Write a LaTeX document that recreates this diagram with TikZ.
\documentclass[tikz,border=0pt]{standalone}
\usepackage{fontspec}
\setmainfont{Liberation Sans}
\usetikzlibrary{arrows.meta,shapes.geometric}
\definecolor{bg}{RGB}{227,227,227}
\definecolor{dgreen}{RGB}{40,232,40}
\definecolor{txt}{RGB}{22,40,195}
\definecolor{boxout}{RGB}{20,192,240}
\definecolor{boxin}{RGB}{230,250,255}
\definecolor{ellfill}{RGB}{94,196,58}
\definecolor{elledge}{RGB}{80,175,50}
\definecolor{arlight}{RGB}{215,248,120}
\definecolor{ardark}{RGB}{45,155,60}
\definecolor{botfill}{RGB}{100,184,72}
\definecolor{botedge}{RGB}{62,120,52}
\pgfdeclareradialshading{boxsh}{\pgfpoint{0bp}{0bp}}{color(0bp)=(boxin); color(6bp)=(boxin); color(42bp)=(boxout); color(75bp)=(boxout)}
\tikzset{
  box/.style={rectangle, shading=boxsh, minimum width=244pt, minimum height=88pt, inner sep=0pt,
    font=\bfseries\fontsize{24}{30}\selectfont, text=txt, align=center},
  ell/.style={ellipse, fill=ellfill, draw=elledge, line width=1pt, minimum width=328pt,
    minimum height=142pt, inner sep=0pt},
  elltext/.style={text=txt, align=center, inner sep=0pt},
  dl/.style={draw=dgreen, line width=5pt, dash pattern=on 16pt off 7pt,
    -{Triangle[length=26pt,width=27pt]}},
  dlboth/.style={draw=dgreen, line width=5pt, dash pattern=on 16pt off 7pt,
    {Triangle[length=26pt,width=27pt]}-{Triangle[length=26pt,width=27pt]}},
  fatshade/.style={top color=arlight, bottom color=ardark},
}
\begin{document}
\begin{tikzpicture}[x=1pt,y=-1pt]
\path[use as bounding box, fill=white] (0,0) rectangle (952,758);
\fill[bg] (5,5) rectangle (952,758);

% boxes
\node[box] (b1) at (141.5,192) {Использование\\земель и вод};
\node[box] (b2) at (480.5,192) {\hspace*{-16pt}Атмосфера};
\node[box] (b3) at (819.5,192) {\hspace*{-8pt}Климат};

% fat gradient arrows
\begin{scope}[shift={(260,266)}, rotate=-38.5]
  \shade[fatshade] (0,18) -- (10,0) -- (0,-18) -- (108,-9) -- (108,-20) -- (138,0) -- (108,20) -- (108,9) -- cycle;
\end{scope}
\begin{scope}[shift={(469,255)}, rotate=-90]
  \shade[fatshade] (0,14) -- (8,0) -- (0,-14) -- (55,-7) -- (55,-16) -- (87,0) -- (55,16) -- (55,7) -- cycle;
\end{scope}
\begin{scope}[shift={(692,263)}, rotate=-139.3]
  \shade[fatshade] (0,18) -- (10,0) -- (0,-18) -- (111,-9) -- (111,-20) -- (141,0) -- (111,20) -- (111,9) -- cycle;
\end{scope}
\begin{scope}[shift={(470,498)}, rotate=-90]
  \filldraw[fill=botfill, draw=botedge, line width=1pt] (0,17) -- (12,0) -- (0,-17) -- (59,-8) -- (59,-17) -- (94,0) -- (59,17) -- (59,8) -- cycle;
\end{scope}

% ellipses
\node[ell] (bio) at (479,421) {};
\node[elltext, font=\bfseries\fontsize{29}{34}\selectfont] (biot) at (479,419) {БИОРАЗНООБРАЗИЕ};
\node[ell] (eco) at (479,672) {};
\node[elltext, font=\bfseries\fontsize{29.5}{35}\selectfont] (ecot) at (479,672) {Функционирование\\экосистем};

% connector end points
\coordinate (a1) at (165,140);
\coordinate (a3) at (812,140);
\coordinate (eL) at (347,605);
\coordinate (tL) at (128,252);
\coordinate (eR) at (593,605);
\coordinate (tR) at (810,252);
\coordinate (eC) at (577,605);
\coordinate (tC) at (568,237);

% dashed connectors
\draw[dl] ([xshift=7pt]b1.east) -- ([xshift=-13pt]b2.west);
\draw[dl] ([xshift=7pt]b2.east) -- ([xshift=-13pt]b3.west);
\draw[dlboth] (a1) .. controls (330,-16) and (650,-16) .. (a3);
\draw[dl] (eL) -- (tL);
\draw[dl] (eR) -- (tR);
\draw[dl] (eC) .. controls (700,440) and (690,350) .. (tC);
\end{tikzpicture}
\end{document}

--

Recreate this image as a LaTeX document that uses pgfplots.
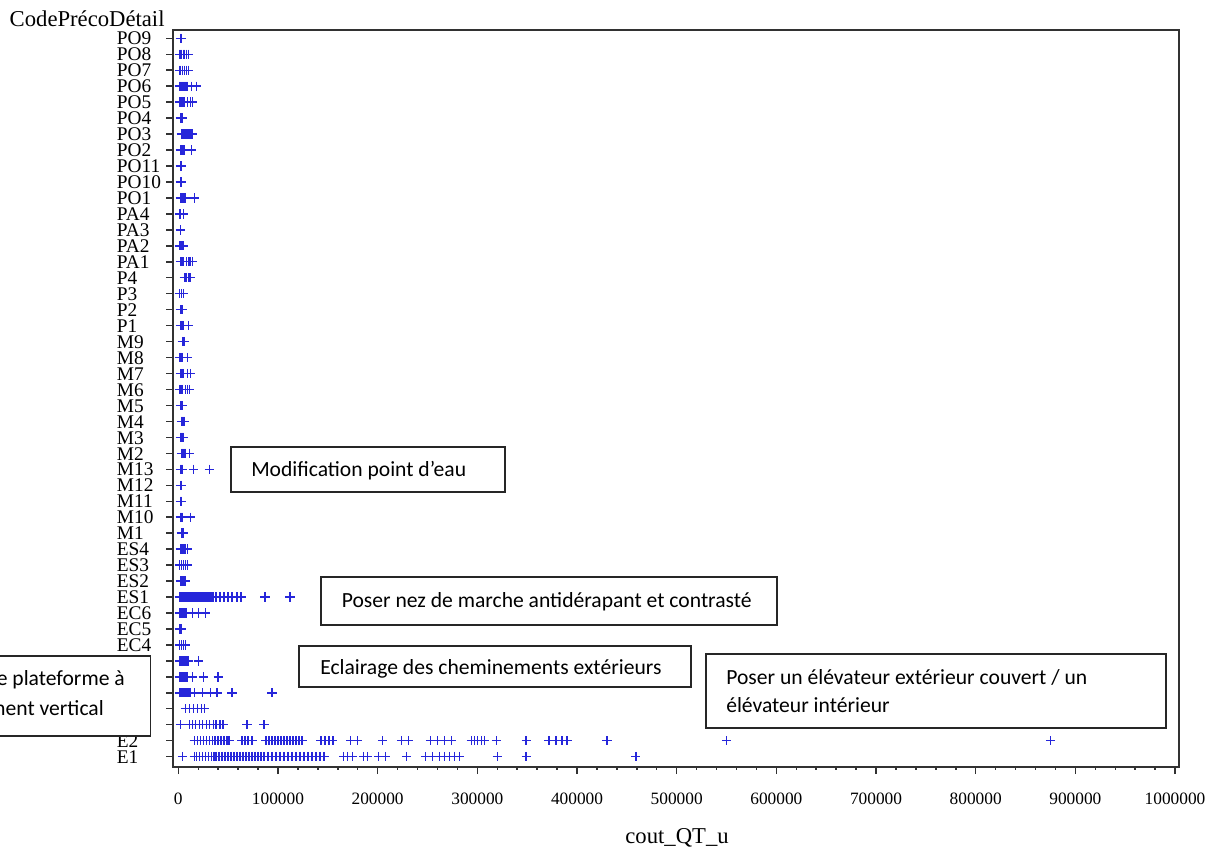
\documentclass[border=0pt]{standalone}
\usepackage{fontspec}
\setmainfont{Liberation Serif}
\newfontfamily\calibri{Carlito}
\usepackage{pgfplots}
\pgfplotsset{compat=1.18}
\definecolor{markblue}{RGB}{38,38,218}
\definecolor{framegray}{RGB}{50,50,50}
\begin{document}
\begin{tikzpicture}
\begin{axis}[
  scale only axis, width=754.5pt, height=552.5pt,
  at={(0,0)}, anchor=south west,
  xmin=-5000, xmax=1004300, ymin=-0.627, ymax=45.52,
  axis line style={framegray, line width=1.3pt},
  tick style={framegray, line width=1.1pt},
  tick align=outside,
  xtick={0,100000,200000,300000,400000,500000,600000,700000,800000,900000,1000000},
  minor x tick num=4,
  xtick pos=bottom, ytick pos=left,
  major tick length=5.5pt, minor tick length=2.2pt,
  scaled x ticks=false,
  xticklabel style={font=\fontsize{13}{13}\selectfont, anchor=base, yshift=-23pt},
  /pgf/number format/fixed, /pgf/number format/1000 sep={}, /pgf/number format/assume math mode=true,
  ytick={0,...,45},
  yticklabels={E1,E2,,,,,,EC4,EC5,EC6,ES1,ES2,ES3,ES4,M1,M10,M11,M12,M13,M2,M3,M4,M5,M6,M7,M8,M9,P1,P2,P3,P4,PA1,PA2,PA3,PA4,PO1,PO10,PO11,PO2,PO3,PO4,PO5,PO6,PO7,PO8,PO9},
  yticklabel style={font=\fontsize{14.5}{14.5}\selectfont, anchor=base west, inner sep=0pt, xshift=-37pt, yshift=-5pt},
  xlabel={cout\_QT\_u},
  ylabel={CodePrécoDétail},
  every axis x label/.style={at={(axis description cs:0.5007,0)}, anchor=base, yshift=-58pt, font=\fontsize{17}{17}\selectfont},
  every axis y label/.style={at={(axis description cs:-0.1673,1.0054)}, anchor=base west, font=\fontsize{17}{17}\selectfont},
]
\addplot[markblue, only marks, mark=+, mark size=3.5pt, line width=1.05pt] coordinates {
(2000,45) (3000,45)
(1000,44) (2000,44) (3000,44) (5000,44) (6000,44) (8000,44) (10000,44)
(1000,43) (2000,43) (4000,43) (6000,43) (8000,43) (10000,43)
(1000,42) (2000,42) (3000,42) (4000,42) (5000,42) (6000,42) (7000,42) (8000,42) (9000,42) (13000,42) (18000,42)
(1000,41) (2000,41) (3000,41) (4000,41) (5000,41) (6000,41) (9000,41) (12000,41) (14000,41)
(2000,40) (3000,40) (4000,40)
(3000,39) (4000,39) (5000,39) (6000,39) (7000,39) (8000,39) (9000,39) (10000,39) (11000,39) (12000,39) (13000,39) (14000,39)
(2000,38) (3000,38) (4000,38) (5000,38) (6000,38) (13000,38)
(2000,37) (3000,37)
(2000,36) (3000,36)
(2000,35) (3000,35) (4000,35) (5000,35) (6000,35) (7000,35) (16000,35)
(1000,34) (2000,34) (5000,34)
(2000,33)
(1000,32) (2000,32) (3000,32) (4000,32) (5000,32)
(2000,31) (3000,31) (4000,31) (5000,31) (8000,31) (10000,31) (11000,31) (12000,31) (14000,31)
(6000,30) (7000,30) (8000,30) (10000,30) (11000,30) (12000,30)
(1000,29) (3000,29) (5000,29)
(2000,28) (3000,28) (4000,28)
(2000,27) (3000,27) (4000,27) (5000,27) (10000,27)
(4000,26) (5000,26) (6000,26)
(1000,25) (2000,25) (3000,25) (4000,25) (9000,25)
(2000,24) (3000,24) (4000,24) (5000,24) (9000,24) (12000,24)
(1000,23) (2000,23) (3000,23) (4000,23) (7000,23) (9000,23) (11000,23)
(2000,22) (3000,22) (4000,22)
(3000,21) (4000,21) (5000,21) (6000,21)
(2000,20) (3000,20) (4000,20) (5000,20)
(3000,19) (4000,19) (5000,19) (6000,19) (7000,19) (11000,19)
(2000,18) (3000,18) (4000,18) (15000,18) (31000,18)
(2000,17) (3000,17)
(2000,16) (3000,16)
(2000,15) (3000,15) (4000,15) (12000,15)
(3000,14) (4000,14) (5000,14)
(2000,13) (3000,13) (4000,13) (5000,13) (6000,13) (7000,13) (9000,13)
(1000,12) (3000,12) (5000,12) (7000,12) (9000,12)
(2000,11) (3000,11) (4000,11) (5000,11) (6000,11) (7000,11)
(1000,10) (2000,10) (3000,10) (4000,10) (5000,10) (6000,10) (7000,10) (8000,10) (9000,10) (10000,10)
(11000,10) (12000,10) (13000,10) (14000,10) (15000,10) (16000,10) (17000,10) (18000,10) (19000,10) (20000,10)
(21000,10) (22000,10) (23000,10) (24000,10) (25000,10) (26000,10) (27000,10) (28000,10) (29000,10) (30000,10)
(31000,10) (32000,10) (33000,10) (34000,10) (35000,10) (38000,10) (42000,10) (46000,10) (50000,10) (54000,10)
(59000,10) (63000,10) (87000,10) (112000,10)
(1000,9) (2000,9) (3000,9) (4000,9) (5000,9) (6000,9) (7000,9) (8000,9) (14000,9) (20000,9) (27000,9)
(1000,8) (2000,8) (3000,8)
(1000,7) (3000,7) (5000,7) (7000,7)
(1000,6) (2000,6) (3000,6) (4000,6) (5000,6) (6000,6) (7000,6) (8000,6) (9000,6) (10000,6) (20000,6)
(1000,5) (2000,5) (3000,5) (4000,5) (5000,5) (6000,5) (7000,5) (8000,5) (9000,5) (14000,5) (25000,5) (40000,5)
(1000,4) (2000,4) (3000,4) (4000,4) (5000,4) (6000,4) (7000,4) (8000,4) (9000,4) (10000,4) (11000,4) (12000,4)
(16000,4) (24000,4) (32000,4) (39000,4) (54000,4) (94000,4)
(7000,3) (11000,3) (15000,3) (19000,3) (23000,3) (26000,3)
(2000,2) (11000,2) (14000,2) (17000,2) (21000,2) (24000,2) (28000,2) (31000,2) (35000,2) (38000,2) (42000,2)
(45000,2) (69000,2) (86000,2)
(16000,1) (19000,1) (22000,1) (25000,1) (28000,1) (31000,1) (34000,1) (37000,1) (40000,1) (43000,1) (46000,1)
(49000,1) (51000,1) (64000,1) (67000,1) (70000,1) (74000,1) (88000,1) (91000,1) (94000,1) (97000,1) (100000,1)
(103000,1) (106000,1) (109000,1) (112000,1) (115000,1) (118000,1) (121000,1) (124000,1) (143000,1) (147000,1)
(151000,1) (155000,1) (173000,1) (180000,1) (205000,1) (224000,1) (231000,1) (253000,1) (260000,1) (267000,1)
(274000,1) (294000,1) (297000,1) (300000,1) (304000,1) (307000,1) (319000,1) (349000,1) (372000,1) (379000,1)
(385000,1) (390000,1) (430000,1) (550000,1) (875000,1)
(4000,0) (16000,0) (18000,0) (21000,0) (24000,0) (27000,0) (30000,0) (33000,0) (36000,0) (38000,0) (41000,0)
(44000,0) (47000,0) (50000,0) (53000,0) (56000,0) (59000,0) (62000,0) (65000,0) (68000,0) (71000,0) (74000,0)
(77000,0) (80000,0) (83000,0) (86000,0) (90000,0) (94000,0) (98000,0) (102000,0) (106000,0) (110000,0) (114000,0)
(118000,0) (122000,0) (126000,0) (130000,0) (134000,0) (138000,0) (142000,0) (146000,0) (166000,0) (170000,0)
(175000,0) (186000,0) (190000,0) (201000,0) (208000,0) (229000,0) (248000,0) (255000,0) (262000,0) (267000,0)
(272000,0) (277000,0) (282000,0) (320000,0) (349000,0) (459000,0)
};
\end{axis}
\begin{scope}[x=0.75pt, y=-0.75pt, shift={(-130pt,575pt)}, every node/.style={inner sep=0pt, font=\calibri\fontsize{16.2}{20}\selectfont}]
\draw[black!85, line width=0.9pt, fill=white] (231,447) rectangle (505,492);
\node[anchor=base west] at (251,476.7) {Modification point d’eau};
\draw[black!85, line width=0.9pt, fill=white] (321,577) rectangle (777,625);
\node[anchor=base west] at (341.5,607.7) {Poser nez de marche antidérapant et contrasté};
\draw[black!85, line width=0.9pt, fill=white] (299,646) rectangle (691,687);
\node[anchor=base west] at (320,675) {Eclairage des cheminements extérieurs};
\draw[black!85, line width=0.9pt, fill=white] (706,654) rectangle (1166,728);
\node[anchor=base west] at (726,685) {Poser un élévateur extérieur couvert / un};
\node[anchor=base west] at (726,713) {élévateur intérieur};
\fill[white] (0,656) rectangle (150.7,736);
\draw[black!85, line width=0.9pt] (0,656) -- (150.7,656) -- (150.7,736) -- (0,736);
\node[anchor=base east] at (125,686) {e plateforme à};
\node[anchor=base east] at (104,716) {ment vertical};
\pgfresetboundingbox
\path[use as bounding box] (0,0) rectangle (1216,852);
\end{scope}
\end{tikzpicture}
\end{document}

--

» The problem
Lines containing the string "LaTeX" are to be selected and copied.

» Exercise solution
Write a LaTeX document that recreates this diagram with TikZ.
Recreate this image as a LaTeX document that uses pgfplots.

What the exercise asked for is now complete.